TASK STATEMENT
Locate each line of the material that contains "React", then return it.

## START PROVIDED MATERIAL

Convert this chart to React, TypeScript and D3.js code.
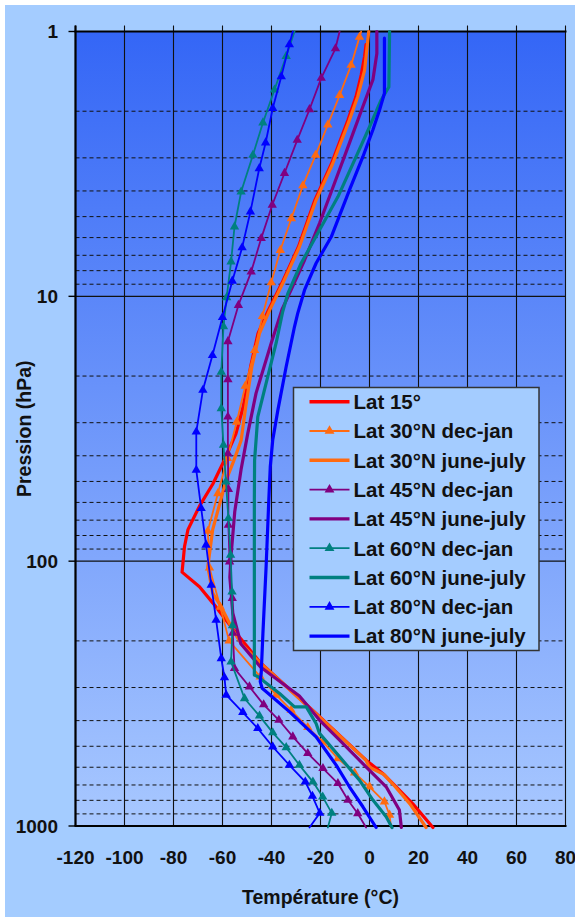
import React from "react";
import * as d3 from "d3";

// ---- axis ticks ----
const tempTicks = [-120, -100, -80, -60, -40, -20, 0, 20, 40, 60, 80];
const pressureMajor = [1, 10, 100, 1000];
const pressureLabels = ["1", "10", "100", "1000"];

// ---- series data: [temperature °C, pressure hPa] ----
const lat15: [number, number][] = [
  [-1.4, 1.12], [-2, 1.24], [-3.4, 1.46], [-5.5, 1.76], [-8.8, 2.16], [-15.5, 3.15], [-22.3, 4.33],
  [-29, 6.5], [-35.8, 8.93], [-41.3, 11.3], [-45.5, 13.8], [-48.5, 18.4], [-51.5, 26], [-54.5, 33],
  [-59.2, 41.5], [-63.9, 51], [-69.4, 62], [-74.1, 76], [-75.5, 88], [-76.5, 110], [-69.4, 125],
  [-63.9, 144], [-58.5, 167], [-54.4, 187], [-49, 215], [-44.9, 240], [-21.8, 376], [-1.4, 564],
  [5.4, 633], [10.9, 711], [17.7, 825], [25.9, 1013],
];
const lat30Dec: [number, number][] = [
  [-3.4, 1], [-4.1, 1.05], [-7.5, 1.34], [-12.2, 1.74], [-17, 2.25], [-22, 2.93], [-27.2, 3.82],
  [-31.9, 5.08], [-36.4, 6.7], [-40.1, 8.87], [-43.7, 11.9], [-46.9, 16], [-50.7, 21.8], [-54.2, 29.8],
  [-58, 40.9], [-61.9, 55.5], [-66, 77], [-65.3, 106], [-60.9, 149], [-57.3, 200], [-44.6, 273],
  [-38.1, 320], [-32, 365], [-25.2, 424], [-19, 481], [-12.9, 556], [-6.1, 630], [0, 711],
  [6.1, 810], [8.2, 909], [8.8, 1013],
];
const lat30Jun: [number, number][] = [
  [-0.3, 1], [-0.7, 1.08], [-2, 1.4], [-4.8, 1.76], [-8.2, 2.16], [-15, 3.15], [-21.8, 4.33],
  [-28.6, 6.5], [-35.4, 8.93], [-40.8, 11.3], [-44.9, 13.8], [-48, 18.4], [-50.5, 26], [-52.4, 35],
  [-55.5, 42], [-58.5, 49.4], [-64, 76], [-66, 105], [-64, 132], [-60.5, 149], [-55.8, 182],
  [-52, 207], [-45, 240], [-22, 376], [-1.5, 564], [0, 600], [6, 640], [10.5, 711], [16.5, 825],
  [23.1, 1013],
];
const lat45Dec: [number, number][] = [
  [-12.2, 1], [-13.9, 1.16], [-19.7, 1.5], [-24.5, 1.97], [-29.5, 2.57], [-34.7, 3.43], [-39.7, 4.52],
  [-44.2, 6.04], [-48.3, 8.08], [-53.5, 10.8], [-57.8, 14.8], [-57.8, 20.6], [-57.8, 28.5],
  [-57.8, 39.2], [-57.6, 53.5], [-57.6, 73.1], [-57.1, 100.5], [-56, 138], [-55.8, 187],
  [-55.1, 254], [-49, 298], [-43.2, 348], [-37, 398], [-31.3, 460], [-25.2, 532], [-19, 606],
  [-12.9, 690], [-8.8, 798], [-4.8, 897], [-1.4, 1013],
];
const lat45Jun: [number, number][] = [
  [3, 1], [3, 1.21], [1.4, 1.52], [-2.7, 1.92], [-8.2, 2.64], [-14.3, 3.74], [-20.4, 5.3],
  [-26.5, 7.29], [-32, 9.46], [-35.7, 11.2], [-40.1, 15], [-46.3, 23.2], [-49.7, 33], [-52.4, 45],
  [-55, 65], [-56.5, 95], [-57, 115], [-55.8, 157], [-52.5, 205], [-44.5, 251], [-28.6, 323],
  [-20.4, 398], [-12.2, 474], [-1.4, 598], [6.8, 711], [12.2, 870], [13, 1013],
];
const lat60Dec: [number, number][] = [
  [-30.6, 1], [-34, 1.24], [-38.8, 1.66], [-43.5, 2.21], [-47.6, 2.93], [-52.4, 4.03], [-55.1, 5.46],
  [-56.5, 7.4], [-58.3, 10.1], [-59.6, 13], [-60.5, 19.3], [-60.5, 26.5], [-59.6, 36.4],
  [-58.6, 50.1], [-57.6, 68.9], [-56.7, 94.8], [-56.1, 130.5], [-55.9, 175], [-56.5, 240],
  [-51, 330], [-44.9, 384], [-39.5, 444], [-34, 505], [-28.6, 589], [-23.1, 681], [-19.1, 776],
  [-15.4, 894], [-17, 1013],
];
const lat60Jun: [number, number][] = [
  [8.2, 1], [7.9, 1.62], [4.8, 1.81], [0, 2.29], [-6.1, 3.06], [-12.9, 4.21], [-20.4, 5.62],
  [-27.9, 7.5], [-33.3, 9.74], [-35.5, 11.5], [-38.1, 15], [-42.9, 22.6], [-45.6, 28.5],
  [-46.9, 41.5], [-47, 58.8], [-47, 269], [-45.5, 273], [-36.7, 316], [-30.6, 355], [-25.8, 355],
  [-21.8, 410], [-20.4, 447], [-12.2, 548], [-4.1, 671], [1.4, 798], [6.8, 923], [9.2, 1013],
];
const lat80Dec: [number, number][] = [
  [-31.3, 1], [-32.7, 1.12], [-36, 1.48], [-39.5, 1.95], [-42.4, 2.63], [-45, 3.29], [-48.6, 4.79],
  [-52, 6.55], [-56, 8.75], [-60, 12], [-64.1, 16.7], [-68, 22.6], [-70.7, 32.5], [-70.7, 45.3],
  [-68.7, 63.2], [-66.7, 86.9], [-64.6, 123], [-62.6, 167], [-60.5, 233], [-59.2, 275],
  [-58.5, 320], [-51.7, 372], [-45.6, 428], [-39.5, 502], [-32.7, 589], [-26.2, 681],
  [-23.3, 771], [-20.3, 894], [-24.5, 1013],
];
const lat80Jun: [number, number][] = [
  [6.1, 1.06], [6.1, 1.71], [4.1, 1.98], [1.4, 2.35], [-2.7, 2.97], [-8.2, 3.97], [-15.6, 5.96],
  [-21.8, 7.5], [-26.5, 9.46], [-29.3, 11.6], [-30.6, 13], [-34, 18.4], [-37.4, 26.9],
  [-39.5, 34.9], [-40.5, 44], [-41.1, 58.8], [-42.2, 105], [-43.5, 187], [-44.2, 265],
  [-44.6, 285], [-43.8, 302], [-32.7, 370], [-21.8, 461], [-13.6, 589], [-8.2, 711],
  [-2.7, 846], [2.7, 1013],
];

const seriesNames = [
  "Lat 15°",
  "Lat 30°N dec-jan",
  "Lat 30°N june-july",
  "Lat 45°N dec-jan",
  "Lat 45°N june-july",
  "Lat 60°N dec-jan",
  "Lat 60°N june-july",
  "Lat 80°N dec-jan",
  "Lat 80°N june-july",
];
const seriesData = [lat15, lat30Dec, lat30Jun, lat45Dec, lat45Jun, lat60Dec, lat60Jun, lat80Dec, lat80Jun];

// styles (kept apart from the data)
const seriesColors = ["#FF0000", "#FF6A10", "#FF6A10", "#800080", "#800080", "#008080", "#008080", "#0000FF", "#0000FF"];
const seriesMarkers = [false, true, false, true, false, true, false, true, false];

export default function App() {
  const W = 575;
  const H = 917;
  const x = d3.scaleLinear().domain([-120, 80]).range([75.5, 565.5]);
  const y = d3.scaleLog().domain([1, 1000]).range([31.5, 826]);
  const [x0, x1] = x.range();
  const [y0, y1] = y.range();

  const line = d3
    .line<[number, number]>()
    .x((d) => x(d[0]))
    .y((d) => y(d[1]));
  const triPlot = d3.symbol().type(d3.symbolTriangle).size(38)();
  const triLegend = d3.symbol().type(d3.symbolTriangle).size(42)();

  const minor: number[] = [];
  for (const dec of [1, 10, 100]) for (let k = 2; k <= 9; k++) minor.push(dec * k);

  const font = "'Liberation Sans', Arial, Helvetica, sans-serif";

  // legend geometry
  const lgX = 293.5, lgY = 387.5, lgW = 245.5, lgH = 263;
  const lgRow0 = 401.7, lgStep = 29.3;

  return (
    <svg
      width={W}
      height={H}
      viewBox={`0 0 ${W} ${H}`}
      style={{ position: "absolute", left: 0, top: 0, display: "block" }}
      fontFamily={font}
    >
      <defs>
        <linearGradient id="plotBg" x1="0" y1="0" x2="0" y2="1">
          <stop offset="0" stopColor="#3466F6" />
          <stop offset="1" stopColor="#A8C8FF" />
        </linearGradient>
      </defs>
      <rect x={0} y={0} width={W} height={H} fill="#FFFFFF" />
      <rect x={5} y={5} width={W - 5} height={H - 5} fill="#A4CCFF" />

      {/* plot area */}
      <rect x={x0} y={y0} width={x1 - x0} height={y1 - y0} fill="url(#plotBg)" />

      {/* minor dashed gridlines */}
      {minor.map((p) => (
        <line key={"mn" + p} x1={x0} x2={x1} y1={y(p)} y2={y(p)} stroke="#111" strokeWidth={1} strokeDasharray="4 3" />
      ))}
      {/* major horizontal gridlines */}
      {[10, 100].map((p) => (
        <line key={"mj" + p} x1={x0} x2={x1} y1={y(p)} y2={y(p)} stroke="#111" strokeWidth={1.1} />
      ))}
      {/* vertical gridlines + top ticks */}
      {tempTicks.map((t) => (
        <line key={"v" + t} x1={x(t)} x2={x(t)} y1={y0 - 6} y2={y1} stroke="#111" strokeWidth={1.1} />
      ))}
      {/* borders */}
      <line x1={x0 - 1} x2={x1 + 1} y1={y0} y2={y0} stroke="#000" strokeWidth={2.2} />
      <line x1={x0 - 1} x2={x1 + 1} y1={y1} y2={y1} stroke="#000" strokeWidth={2.2} />
      <line x1={x0} x2={x0} y1={y0 - 6} y2={y1} stroke="#000" strokeWidth={2.2} />
      {/* y axis ticks */}
      {pressureMajor.map((p) => (
        <line key={"yt" + p} x1={x0 - 7} x2={x0} y1={y(p)} y2={y(p)} stroke="#000" strokeWidth={1.4} />
      ))}

      {/* series */}
      {seriesData.map((data, i) => (
        <g key={"s" + i}>
          <path
            d={line(data) || ""}
            fill="none"
            stroke={seriesColors[i]}
            strokeWidth={seriesMarkers[i] ? 1.8 : 3.2}
            strokeLinejoin="round"
            strokeLinecap="round"
          />
          {seriesMarkers[i] &&
            data.slice(1, data.length - 1).map((d, j) => (
              <path
                key={j}
                d={triPlot || ""}
                transform={`translate(${x(d[0])},${y(d[1])})`}
                fill={seriesColors[i]}
              />
            ))}
        </g>
      ))}

      {/* y tick labels */}
      {pressureMajor.map((p, i) => (
        <text key={"yl" + p} x={58} y={y(p)} dy="0.36em" textAnchor="end" fontSize={19} fontWeight="bold" fill="#111">
          {pressureLabels[i]}
        </text>
      ))}
      {/* x tick labels */}
      {tempTicks.map((t) => (
        <text key={"xl" + t} x={x(t)} y={864} textAnchor="middle" fontSize={19} fontWeight="bold" fill="#111">
          {t}
        </text>
      ))}
      {/* axis titles */}
      <text x={(x0 + x1) / 2} y={904} textAnchor="middle" fontSize={19.5} fontWeight="bold" fill="#111">
        Température (°C)
      </text>
      <text
        transform={`translate(31,${(y0 + y1) / 2}) rotate(-90)`}
        textAnchor="middle"
        fontSize={19.5}
        fontWeight="bold"
        fill="#111"
      >
        Pression (hPa)
      </text>

      {/* legend */}
      <rect x={lgX} y={lgY} width={lgW} height={lgH} fill="#A4CCFF" stroke="#333" strokeWidth={1.5} />
      {seriesNames.map((name, i) => {
        const cy = lgRow0 + i * lgStep;
        return (
          <g key={"lg" + i}>
            <line
              x1={309.5}
              x2={349.5}
              y1={cy}
              y2={cy}
              stroke={seriesColors[i]}
              strokeWidth={seriesMarkers[i] ? 1.8 : 3.4}
            />
            {seriesMarkers[i] && (
              <path d={triLegend || ""} transform={`translate(329.5,${cy})`} fill={seriesColors[i]} />
            )}
            <text x={353.5} y={cy} dy="0.36em" fontSize={20.5} fontWeight="bold" fill="#111">
              {name}
            </text>
          </g>
        );
      })}
    </svg>
  );
}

## END PROVIDED MATERIAL

FINISHED TASK
Convert this chart to React, TypeScript and D3.js code.
import React from "react";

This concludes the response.